As lixeiras transparentes
Há quem vá ao supermercado toda semana e recorra sempre ao caixa convencional. Por que não tentar o automático? Isso é algo a que não estamos acostumados, o que já é motivo suficiente para experimentarmos. Por que não pedir ajuda para que o funcionário ensine a usar aquele caixa diferente? Essa é a oportunidade de experimentar uma coisa que para nós é muitas vezes inédita e que faz parte do dia-a-dia daquele povo.

Adaptar-se às pequenas coisas faz que eu sinta meu cotidiano mais próximo ao dos australianos. Aí vem o conhecimento, quando há um envolvimento cultural, um entendimento do modo de vida e uma compreensão das atitudes do povo. Povo que espera mais de um minuto para atravessar a rua e que dá passagem a quem está com pressa na escada rolante. Há muito o que aprender com eles, basta aceitar as diferenças e querer compreender.

sábado, 2 de abril de 2011

A história de Seu Miguel e os objetivos longe de casa

Desde que começaram as atividades da churrascaria, Seu Miguel está sempre lá. Re-li-gi-o-sa-men-te. Não é um cliente comum. De segunda a sexta, o simpático velhinho chega com seu um metro e sessenta. Tradicionalmente vestindo chapéu e camisa brancos, senta-se de frente para o churrasqueiro antes do restaurante abrir. Às 17h20, dois medalhões de picanha preparados especialmente para ele - nem mal passados, nem muito secos - já estão prontos e cortados em finas tiras, da maneira a que só ele tem direito. Não come nada mais do restaurante, sempre os dois pedaços de picanha acompanhados pelas frutas que ele mesmo traz.

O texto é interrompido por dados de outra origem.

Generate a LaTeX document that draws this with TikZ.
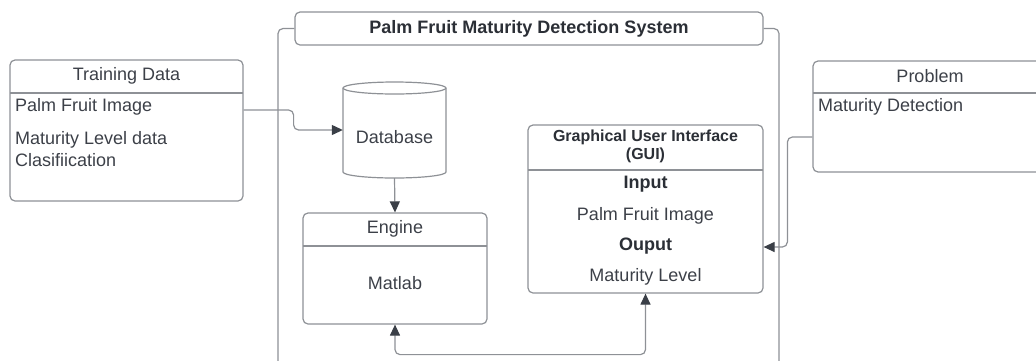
\documentclass[tikz,border=0pt]{standalone}
\usepackage{fontspec}
\setmainfont{Liberation Sans}
\usetikzlibrary{arrows.meta}
\definecolor{linec}{HTML}{8E9196}
\definecolor{textc}{HTML}{3C4048}
\definecolor{darkc}{HTML}{2B2F36}
\definecolor{tipc}{HTML}{3A3F47}
\tikzset{
  box/.style={draw=linec, line width=1.2pt, rounded corners=5pt, inner sep=0pt, fill=none},
  txt/.style={text=textc, font=\fontsize{18}{22}\selectfont, inner sep=0pt},
  btxt/.style={text=darkc, font=\fontsize{18}{22}\selectfont\bfseries, inner sep=0pt},
  conn/.style={draw=linec, line width=1.2pt, rounded corners=5pt},
  tip/.tip={Triangle[length=11pt,width=10pt,fill=tipc,color=tipc]},
  arr/.style={conn, -tip},
  arrboth/.style={conn, tip-tip},
  sep/.style={draw=linec, line width=1.2pt},
}
\begin{document}
\begin{tikzpicture}[x=1pt,y=-1pt]
\useasboundingbox (0,0) rectangle (1036,360);

% Training data
\node[box, minimum width=233pt, minimum height=141pt] (train) at (126.5,130.5) {};
\draw[sep] (10,93) -- (243,93);
\node[txt] (trainh) at (126.5,76) {Training Data};
\node[txt, anchor=west] (train1) at (15,107) {Palm Fruit Image};
\node[txt, anchor=west, align=left] (train2) at (15,149) {Maturity Level data\\Clasifiication};

% System title and frame
\node[box, minimum width=468pt, minimum height=33pt] (title) at (529,28.5) {};
\node[btxt] (titlet) at (529,29) {Palm Fruit Maturity Detection System};
\draw[conn] (title.west) -| (278,370);
\draw[conn] (title.east) -| (779,370);

% Database cylinder
\node[minimum width=103pt, minimum height=96pt, inner sep=0pt] (db) at (394.5,130) {};
\draw[draw=linec, line width=1.2pt, fill=white]
  (343,88) -- (343,172) arc[start angle=180, end angle=0, x radius=51.5, y radius=6]
  -- (446,88) arc[start angle=0, end angle=-180, x radius=51.5, y radius=6] -- cycle;
\draw[draw=linec, line width=1.2pt] (343,88) arc[start angle=180, end angle=0, x radius=51.5, y radius=6];
\node[txt] (dbt) at (394.5,137) {Database};

% Engine
\node[box, minimum width=184pt, minimum height=111pt] (engine) at (395,268.5) {};
\draw[sep] (303,246) -- (487,246);
\node[txt] (engh) at (395,228.5) {Engine};
\node[txt] (engb) at (395,283.5) {Matlab};

% GUI
\node[box, minimum width=235pt, minimum height=168pt] (gui) at (645.5,209) {};
\draw[sep] (528,170) -- (763,170);
\node[text=darkc, font=\fontsize{16}{18}\selectfont\bfseries, align=center, inner sep=0pt] (guih) at (645.5,146) {Graphical User Interface\\(GUI)};
\node[btxt] (guiin) at (645.5,184) {Input};
\node[txt] (guiin2) at (645.5,215.5) {Palm Fruit Image};
\node[btxt] (guiout) at (645.5,246.5) {Ouput};
\node[txt] (guiout2) at (645.5,277) {Maturity Level};

% Problem
\node[box, minimum width=234pt, minimum height=111pt] (problem) at (930,116.5) {};
\draw[sep] (813,93) -- (1047,93);
\node[txt] (probh) at (930,76) {Problem};
\node[txt, anchor=west] (prob1) at (818,107) {Maturity Detection};

% Connectors
\draw[arr] ([yshift=20.5pt]train.east) -- ++(50,0) |- (db.west);
\draw[arr] (db.south |- 0,178) -- (engine.north);
\draw[arr] ([yshift=-20.5pt]problem.west) -- ++(-25,0) |- ([yshift=-38pt]gui.east);
\draw[arrboth] (engine.south) -- ++(0,30) -| (gui.south);
\end{tikzpicture}
\end{document}
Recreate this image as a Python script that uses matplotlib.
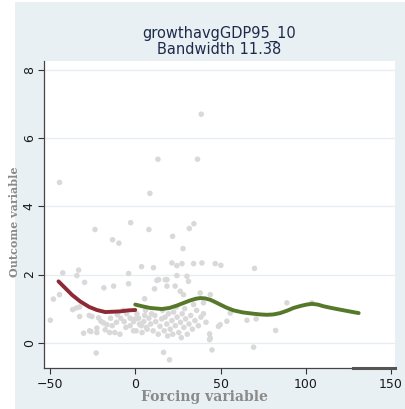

Seu Miguel tem 75 anos de idade. No Brasil, morou em Minas Gerais e no Rio de Janeiro. Veio a Sydney há mais de 40 anos em uma tentativa de fugir das turbulências do regime militar. Durante a década de 70, o governo australiano buscava aumentar a população do país visando um maior desenvolvimento. Aproveitando a conturbada situação política no Brasil, o próprio governo pagava a passagem para brasileiros interessados em imigrar. O retorno, porém, não estava incluso. Seu Miguel foi um desses brasileiros que tentaram reconstruir suas histórias na Austrália. Foram 40 dias em um navio, como ele mesmo conta. Viagem que mudaria sua vida radicalmente.

Hoje Seu Miguel vive sozinho. Os familiares ainda vivos se espalharam pelo Brasil e pelos Estados Unidos. O que resta são as histórias do Brasil e da antiga Sydney. Segundo ele, tudo era mais barato quando chegou. Não havia prédios nem todo o barulho dessa metrópole que tomou forma nas últimas décadas. Desembarcou falando um bom inglês. Conseguiu emprego na primeira semana, tamanha era a necessidade de mão-de-obra na época. Fez todo tipo de serviço, mas se fixou trabalhando na gráfica em que se aposentou.

Vendo-nos trabalhar, ele insiste para darmos valor a tudo o que façamos. Seu Miguel lembra do seu tempo em que juntava dinheiro, que tinha mais de um emprego e que crescia com experiências que davam muito mais do que um bom currículo, mas conhecimento e valores de vida.

- Jovens, vocês estão no caminho certo e um dia poderão fazer como eu: sentar com seus netos no colo e contar o que já experimentaram dessa vida. Vão perceber que fizeram as escolhas certas (mesmo que muitas vezes tenham sido arriscadas) e que atingiram os objetivos - afirmou com uma pontinha de nostalgia.

Seu Miguel tinha seu objetivo: reiniciar sua vida longe de casa. Ele diz ter retornado ao país de origem em algumas oportunidades para rever familiares, mas afirma que nunca pensou em voltar a morar por lá. Eu, como todos que buscam essa experiência, tenho minhas metas. Completando hoje três meses desde que cheguei, estou decidido a prorrogar minha volta. Espero que no final do ano eu perceba ter alcançado cada um de meus objetivos iniciais.